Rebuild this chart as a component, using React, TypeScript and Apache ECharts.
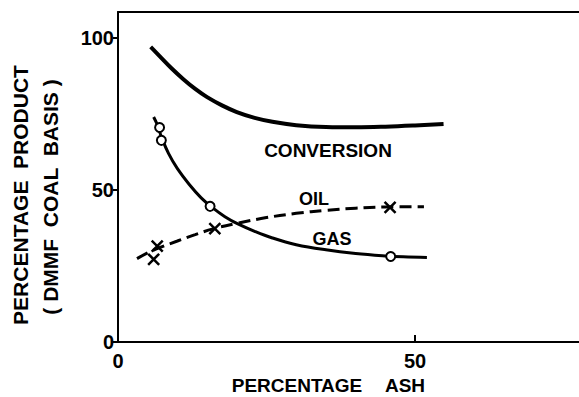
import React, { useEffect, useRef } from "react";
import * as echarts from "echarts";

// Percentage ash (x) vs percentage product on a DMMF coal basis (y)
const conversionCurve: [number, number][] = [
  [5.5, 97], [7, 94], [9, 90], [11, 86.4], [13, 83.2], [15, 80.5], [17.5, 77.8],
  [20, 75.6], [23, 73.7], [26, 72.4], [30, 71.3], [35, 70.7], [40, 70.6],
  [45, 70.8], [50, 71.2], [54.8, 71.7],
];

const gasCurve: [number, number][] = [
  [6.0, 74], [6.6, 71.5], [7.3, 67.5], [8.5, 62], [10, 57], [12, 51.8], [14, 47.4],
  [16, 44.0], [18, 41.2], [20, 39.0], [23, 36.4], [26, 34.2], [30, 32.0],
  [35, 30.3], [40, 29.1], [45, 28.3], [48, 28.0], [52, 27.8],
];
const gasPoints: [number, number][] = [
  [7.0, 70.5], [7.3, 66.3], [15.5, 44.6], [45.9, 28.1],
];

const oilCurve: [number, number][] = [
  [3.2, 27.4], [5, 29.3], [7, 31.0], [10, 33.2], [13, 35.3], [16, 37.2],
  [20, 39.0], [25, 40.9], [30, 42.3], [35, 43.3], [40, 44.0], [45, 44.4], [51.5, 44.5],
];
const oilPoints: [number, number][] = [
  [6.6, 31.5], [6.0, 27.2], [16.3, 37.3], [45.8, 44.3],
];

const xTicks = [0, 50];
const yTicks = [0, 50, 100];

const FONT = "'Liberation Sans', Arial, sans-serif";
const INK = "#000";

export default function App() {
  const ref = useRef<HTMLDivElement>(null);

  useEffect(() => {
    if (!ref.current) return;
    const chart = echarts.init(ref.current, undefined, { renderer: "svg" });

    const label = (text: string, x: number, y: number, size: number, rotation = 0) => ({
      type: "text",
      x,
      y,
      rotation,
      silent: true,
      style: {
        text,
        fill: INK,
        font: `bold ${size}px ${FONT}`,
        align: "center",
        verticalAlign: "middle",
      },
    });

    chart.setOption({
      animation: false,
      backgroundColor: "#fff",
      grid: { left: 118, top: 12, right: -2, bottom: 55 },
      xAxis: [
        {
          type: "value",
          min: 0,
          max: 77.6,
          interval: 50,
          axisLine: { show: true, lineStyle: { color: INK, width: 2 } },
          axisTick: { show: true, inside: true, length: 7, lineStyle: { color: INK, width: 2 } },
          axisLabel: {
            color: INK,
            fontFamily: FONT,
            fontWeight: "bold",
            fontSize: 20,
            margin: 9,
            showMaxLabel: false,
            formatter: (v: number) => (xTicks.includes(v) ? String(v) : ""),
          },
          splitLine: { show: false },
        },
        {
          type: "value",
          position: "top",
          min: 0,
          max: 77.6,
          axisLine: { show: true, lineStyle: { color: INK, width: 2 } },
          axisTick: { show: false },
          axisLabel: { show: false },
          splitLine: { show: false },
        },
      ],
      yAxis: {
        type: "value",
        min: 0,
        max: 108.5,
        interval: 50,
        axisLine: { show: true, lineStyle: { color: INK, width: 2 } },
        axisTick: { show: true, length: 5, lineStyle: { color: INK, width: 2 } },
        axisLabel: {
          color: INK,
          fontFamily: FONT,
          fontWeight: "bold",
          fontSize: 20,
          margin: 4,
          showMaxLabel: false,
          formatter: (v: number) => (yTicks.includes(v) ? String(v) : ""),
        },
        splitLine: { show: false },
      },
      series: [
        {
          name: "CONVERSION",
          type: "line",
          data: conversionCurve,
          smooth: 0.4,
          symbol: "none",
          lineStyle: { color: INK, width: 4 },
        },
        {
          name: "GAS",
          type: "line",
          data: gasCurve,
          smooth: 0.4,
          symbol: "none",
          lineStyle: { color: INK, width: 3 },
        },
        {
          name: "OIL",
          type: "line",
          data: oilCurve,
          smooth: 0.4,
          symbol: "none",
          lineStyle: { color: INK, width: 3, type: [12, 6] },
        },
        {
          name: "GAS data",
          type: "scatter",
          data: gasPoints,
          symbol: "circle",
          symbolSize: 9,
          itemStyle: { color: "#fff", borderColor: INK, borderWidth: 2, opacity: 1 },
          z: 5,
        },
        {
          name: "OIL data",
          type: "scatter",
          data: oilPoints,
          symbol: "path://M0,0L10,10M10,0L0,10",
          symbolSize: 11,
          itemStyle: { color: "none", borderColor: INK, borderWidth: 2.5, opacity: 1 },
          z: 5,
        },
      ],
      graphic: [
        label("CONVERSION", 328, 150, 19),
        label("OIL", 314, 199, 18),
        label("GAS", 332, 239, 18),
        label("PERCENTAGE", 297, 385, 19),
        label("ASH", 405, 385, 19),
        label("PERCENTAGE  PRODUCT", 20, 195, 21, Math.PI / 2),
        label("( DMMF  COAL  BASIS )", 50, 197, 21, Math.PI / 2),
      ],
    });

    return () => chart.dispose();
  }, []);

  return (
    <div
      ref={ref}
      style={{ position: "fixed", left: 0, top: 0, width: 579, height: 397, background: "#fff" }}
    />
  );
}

==============================

Exercise goal »
Send back the data above word for word, with the pictures left out.

Correct response »
Rebuild this chart as a component, using React, TypeScript and Apache ECharts.
import React, { useEffect, useRef } from "react";
import * as echarts from "echarts";

// Percentage ash (x) vs percentage product on a DMMF coal basis (y)
const conversionCurve: [number, number][] = [
  [5.5, 97], [7, 94], [9, 90], [11, 86.4], [13, 83.2], [15, 80.5], [17.5, 77.8],
  [20, 75.6], [23, 73.7], [26, 72.4], [30, 71.3], [35, 70.7], [40, 70.6],
  [45, 70.8], [50, 71.2], [54.8, 71.7],
];

const gasCurve: [number, number][] = [
  [6.0, 74], [6.6, 71.5], [7.3, 67.5], [8.5, 62], [10, 57], [12, 51.8], [14, 47.4],
  [16, 44.0], [18, 41.2], [20, 39.0], [23, 36.4], [26, 34.2], [30, 32.0],
  [35, 30.3], [40, 29.1], [45, 28.3], [48, 28.0], [52, 27.8],
];
const gasPoints: [number, number][] = [
  [7.0, 70.5], [7.3, 66.3], [15.5, 44.6], [45.9, 28.1],
];

const oilCurve: [number, number][] = [
  [3.2, 27.4], [5, 29.3], [7, 31.0], [10, 33.2], [13, 35.3], [16, 37.2],
  [20, 39.0], [25, 40.9], [30, 42.3], [35, 43.3], [40, 44.0], [45, 44.4], [51.5, 44.5],
];
const oilPoints: [number, number][] = [
  [6.6, 31.5], [6.0, 27.2], [16.3, 37.3], [45.8, 44.3],
];

const xTicks = [0, 50];
const yTicks = [0, 50, 100];

const FONT = "'Liberation Sans', Arial, sans-serif";
const INK = "#000";

export default function App() {
  const ref = useRef<HTMLDivElement>(null);

  useEffect(() => {
    if (!ref.current) return;
    const chart = echarts.init(ref.current, undefined, { renderer: "svg" });

    const label = (text: string, x: number, y: number, size: number, rotation = 0) => ({
      type: "text",
      x,
      y,
      rotation,
      silent: true,
      style: {
        text,
        fill: INK,
        font: `bold ${size}px ${FONT}`,
        align: "center",
        verticalAlign: "middle",
      },
    });

    chart.setOption({
      animation: false,
      backgroundColor: "#fff",
      grid: { left: 118, top: 12, right: -2, bottom: 55 },
      xAxis: [
        {
          type: "value",
          min: 0,
          max: 77.6,
          interval: 50,
          axisLine: { show: true, lineStyle: { color: INK, width: 2 } },
          axisTick: { show: true, inside: true, length: 7, lineStyle: { color: INK, width: 2 } },
          axisLabel: {
            color: INK,
            fontFamily: FONT,
            fontWeight: "bold",
            fontSize: 20,
            margin: 9,
            showMaxLabel: false,
            formatter: (v: number) => (xTicks.includes(v) ? String(v) : ""),
          },
          splitLine: { show: false },
        },
        {
          type: "value",
          position: "top",
          min: 0,
          max: 77.6,
          axisLine: { show: true, lineStyle: { color: INK, width: 2 } },
          axisTick: { show: false },
          axisLabel: { show: false },
          splitLine: { show: false },
        },
      ],
      yAxis: {
        type: "value",
        min: 0,
        max: 108.5,
        interval: 50,
        axisLine: { show: true, lineStyle: { color: INK, width: 2 } },
        axisTick: { show: true, length: 5, lineStyle: { color: INK, width: 2 } },
        axisLabel: {
          color: INK,
          fontFamily: FONT,
          fontWeight: "bold",
          fontSize: 20,
          margin: 4,
          showMaxLabel: false,
          formatter: (v: number) => (yTicks.includes(v) ? String(v) : ""),
        },
        splitLine: { show: false },
      },
      series: [
        {
          name: "CONVERSION",
          type: "line",
          data: conversionCurve,
          smooth: 0.4,
          symbol: "none",
          lineStyle: { color: INK, width: 4 },
        },
        {
          name: "GAS",
          type: "line",
          data: gasCurve,
          smooth: 0.4,
          symbol: "none",
          lineStyle: { color: INK, width: 3 },
        },
        {
          name: "OIL",
          type: "line",
          data: oilCurve,
          smooth: 0.4,
          symbol: "none",
          lineStyle: { color: INK, width: 3, type: [12, 6] },
        },
        {
          name: "GAS data",
          type: "scatter",
          data: gasPoints,
          symbol: "circle",
          symbolSize: 9,
          itemStyle: { color: "#fff", borderColor: INK, borderWidth: 2, opacity: 1 },
          z: 5,
        },
        {
          name: "OIL data",
          type: "scatter",
          data: oilPoints,
          symbol: "path://M0,0L10,10M10,0L0,10",
          symbolSize: 11,
          itemStyle: { color: "none", borderColor: INK, borderWidth: 2.5, opacity: 1 },
          z: 5,
        },
      ],
      graphic: [
        label("CONVERSION", 328, 150, 19),
        label("OIL", 314, 199, 18),
        label("GAS", 332, 239, 18),
        label("PERCENTAGE", 297, 385, 19),
        label("ASH", 405, 385, 19),
        label("PERCENTAGE  PRODUCT", 20, 195, 21, Math.PI / 2),
        label("( DMMF  COAL  BASIS )", 50, 197, 21, Math.PI / 2),
      ],
    });

    return () => chart.dispose();
  }, []);

  return (
    <div
      ref={ref}
      style={{ position: "fixed", left: 0, top: 0, width: 579, height: 397, background: "#fff" }}
    />
  );
}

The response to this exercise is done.